**Problem details:** Please reproduce exactly the lines between the line holding "Recreate this image" and the line holding "return x(weeks[i]) +", inclusive, leaving out any pictures.

**Data rows:**
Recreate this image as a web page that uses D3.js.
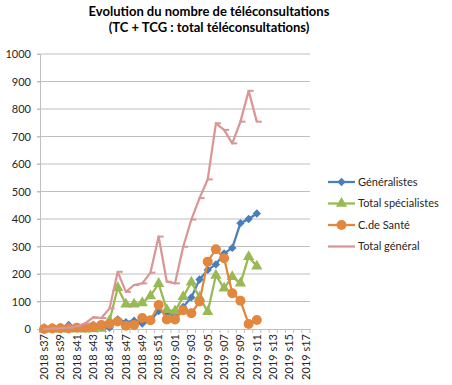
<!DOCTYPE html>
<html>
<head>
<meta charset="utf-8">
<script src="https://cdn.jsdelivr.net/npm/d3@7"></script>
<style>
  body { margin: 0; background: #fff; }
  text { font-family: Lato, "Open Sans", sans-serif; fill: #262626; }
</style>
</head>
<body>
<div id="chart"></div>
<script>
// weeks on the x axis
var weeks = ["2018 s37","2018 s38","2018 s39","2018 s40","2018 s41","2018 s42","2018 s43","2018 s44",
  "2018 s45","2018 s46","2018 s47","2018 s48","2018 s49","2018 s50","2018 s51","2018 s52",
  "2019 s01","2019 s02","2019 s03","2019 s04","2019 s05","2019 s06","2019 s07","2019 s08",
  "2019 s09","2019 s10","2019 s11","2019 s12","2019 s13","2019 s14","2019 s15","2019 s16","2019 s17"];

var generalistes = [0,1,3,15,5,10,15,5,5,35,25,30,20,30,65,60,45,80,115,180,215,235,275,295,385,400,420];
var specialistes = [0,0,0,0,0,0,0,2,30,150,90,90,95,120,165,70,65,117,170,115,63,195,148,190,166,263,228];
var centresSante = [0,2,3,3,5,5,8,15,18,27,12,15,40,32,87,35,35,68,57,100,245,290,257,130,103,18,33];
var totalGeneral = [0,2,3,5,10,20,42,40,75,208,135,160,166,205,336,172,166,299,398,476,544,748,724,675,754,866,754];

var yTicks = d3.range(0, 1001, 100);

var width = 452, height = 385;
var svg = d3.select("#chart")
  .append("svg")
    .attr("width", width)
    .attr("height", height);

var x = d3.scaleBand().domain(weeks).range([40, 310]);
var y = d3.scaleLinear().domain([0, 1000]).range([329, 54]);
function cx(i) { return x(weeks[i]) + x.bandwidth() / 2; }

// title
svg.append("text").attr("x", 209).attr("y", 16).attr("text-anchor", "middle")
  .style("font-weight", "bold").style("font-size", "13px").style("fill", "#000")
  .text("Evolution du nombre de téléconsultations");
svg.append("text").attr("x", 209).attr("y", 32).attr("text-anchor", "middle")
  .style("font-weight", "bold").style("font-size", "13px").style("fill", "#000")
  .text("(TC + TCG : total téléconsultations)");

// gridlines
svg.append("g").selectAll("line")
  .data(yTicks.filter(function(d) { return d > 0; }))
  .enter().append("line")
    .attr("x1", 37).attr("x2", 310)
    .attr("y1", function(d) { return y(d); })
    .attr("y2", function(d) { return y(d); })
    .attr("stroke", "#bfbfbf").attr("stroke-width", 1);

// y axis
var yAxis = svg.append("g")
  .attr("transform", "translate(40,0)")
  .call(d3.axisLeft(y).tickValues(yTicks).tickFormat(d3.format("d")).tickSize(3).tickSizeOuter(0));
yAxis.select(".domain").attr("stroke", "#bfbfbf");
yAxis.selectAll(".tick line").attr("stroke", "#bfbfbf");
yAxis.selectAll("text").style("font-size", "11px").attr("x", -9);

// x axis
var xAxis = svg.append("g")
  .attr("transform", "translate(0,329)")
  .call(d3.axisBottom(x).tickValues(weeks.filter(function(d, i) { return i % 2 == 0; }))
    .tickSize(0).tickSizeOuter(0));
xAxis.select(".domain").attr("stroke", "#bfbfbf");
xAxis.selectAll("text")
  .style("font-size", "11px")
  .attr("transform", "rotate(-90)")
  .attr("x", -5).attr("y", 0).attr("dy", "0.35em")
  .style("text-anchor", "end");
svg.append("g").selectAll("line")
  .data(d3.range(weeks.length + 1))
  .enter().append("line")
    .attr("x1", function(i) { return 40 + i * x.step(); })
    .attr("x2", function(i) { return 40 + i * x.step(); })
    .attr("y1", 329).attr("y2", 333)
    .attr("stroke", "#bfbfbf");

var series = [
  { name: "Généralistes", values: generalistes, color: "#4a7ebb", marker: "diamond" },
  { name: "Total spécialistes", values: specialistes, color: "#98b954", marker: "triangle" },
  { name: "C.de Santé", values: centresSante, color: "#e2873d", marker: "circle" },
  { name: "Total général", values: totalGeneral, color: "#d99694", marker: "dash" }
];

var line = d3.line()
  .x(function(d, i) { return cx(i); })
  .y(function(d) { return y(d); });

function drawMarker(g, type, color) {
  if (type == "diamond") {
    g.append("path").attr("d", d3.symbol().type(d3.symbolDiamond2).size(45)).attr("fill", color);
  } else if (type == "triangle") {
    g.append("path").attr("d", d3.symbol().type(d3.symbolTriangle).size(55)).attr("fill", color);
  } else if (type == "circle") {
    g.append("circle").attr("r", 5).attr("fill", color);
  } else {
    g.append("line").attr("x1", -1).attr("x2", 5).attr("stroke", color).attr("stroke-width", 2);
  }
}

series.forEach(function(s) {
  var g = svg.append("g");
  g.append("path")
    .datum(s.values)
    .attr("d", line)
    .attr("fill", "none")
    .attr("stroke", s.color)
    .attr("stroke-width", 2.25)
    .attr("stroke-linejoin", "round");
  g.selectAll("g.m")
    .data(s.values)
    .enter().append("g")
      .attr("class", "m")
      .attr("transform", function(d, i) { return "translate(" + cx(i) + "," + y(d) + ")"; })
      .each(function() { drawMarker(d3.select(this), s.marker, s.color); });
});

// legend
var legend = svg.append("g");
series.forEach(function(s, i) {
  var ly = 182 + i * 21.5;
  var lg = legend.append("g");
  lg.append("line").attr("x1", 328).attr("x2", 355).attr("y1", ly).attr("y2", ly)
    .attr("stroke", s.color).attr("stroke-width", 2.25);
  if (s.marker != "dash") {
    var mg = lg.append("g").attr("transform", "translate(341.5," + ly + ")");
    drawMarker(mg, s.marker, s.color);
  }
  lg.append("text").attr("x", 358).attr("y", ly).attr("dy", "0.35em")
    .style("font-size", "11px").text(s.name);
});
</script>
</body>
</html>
--
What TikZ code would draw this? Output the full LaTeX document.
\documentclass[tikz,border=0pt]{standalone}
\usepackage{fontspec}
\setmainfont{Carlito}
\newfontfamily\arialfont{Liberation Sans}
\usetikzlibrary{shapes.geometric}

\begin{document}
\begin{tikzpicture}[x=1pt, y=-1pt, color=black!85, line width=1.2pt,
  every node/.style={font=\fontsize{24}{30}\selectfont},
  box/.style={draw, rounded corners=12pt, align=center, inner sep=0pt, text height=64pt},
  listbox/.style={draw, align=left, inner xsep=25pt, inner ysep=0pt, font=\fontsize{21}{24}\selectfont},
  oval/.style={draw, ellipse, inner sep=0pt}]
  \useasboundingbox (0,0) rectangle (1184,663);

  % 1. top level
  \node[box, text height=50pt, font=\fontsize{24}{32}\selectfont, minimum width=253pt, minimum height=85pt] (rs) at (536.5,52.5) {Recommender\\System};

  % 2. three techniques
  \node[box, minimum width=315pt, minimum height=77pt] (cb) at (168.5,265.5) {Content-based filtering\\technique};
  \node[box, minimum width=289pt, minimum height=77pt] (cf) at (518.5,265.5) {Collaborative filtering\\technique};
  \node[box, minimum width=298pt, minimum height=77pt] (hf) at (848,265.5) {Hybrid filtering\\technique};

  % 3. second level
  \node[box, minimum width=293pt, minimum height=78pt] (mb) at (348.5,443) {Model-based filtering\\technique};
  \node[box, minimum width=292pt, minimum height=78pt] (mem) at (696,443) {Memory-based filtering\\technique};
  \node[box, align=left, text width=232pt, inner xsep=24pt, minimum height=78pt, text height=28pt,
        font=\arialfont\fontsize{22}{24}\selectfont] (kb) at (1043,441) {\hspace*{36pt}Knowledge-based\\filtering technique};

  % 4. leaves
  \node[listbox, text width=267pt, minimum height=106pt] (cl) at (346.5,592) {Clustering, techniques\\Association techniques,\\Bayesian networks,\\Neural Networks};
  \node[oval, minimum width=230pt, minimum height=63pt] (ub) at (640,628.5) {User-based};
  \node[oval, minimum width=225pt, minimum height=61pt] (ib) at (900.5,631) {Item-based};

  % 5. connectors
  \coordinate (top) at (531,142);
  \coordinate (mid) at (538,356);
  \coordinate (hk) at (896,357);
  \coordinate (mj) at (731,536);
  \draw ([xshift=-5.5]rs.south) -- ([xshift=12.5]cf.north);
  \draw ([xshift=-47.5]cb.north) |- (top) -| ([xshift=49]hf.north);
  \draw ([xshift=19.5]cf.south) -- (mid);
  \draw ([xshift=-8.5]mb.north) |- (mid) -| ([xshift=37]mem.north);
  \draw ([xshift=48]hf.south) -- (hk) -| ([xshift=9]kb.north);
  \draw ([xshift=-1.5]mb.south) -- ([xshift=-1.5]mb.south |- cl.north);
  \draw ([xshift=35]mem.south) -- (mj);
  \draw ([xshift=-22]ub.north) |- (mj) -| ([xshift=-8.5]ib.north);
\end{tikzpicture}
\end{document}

**The completed task:**
Recreate this image as a web page that uses D3.js.
<!DOCTYPE html>
<html>
<head>
<meta charset="utf-8">
<script src="https://cdn.jsdelivr.net/npm/d3@7"></script>
<style>
  body { margin: 0; background: #fff; }
  text { font-family: Lato, "Open Sans", sans-serif; fill: #262626; }
</style>
</head>
<body>
<div id="chart"></div>
<script>
// weeks on the x axis
var weeks = ["2018 s37","2018 s38","2018 s39","2018 s40","2018 s41","2018 s42","2018 s43","2018 s44",
  "2018 s45","2018 s46","2018 s47","2018 s48","2018 s49","2018 s50","2018 s51","2018 s52",
  "2019 s01","2019 s02","2019 s03","2019 s04","2019 s05","2019 s06","2019 s07","2019 s08",
  "2019 s09","2019 s10","2019 s11","2019 s12","2019 s13","2019 s14","2019 s15","2019 s16","2019 s17"];

var generalistes = [0,1,3,15,5,10,15,5,5,35,25,30,20,30,65,60,45,80,115,180,215,235,275,295,385,400,420];
var specialistes = [0,0,0,0,0,0,0,2,30,150,90,90,95,120,165,70,65,117,170,115,63,195,148,190,166,263,228];
var centresSante = [0,2,3,3,5,5,8,15,18,27,12,15,40,32,87,35,35,68,57,100,245,290,257,130,103,18,33];
var totalGeneral = [0,2,3,5,10,20,42,40,75,208,135,160,166,205,336,172,166,299,398,476,544,748,724,675,754,866,754];

var yTicks = d3.range(0, 1001, 100);

var width = 452, height = 385;
var svg = d3.select("#chart")
  .append("svg")
    .attr("width", width)
    .attr("height", height);

var x = d3.scaleBand().domain(weeks).range([40, 310]);
var y = d3.scaleLinear().domain([0, 1000]).range([329, 54]);
function cx(i) { return x(weeks[i]) + x.bandwidth() / 2; }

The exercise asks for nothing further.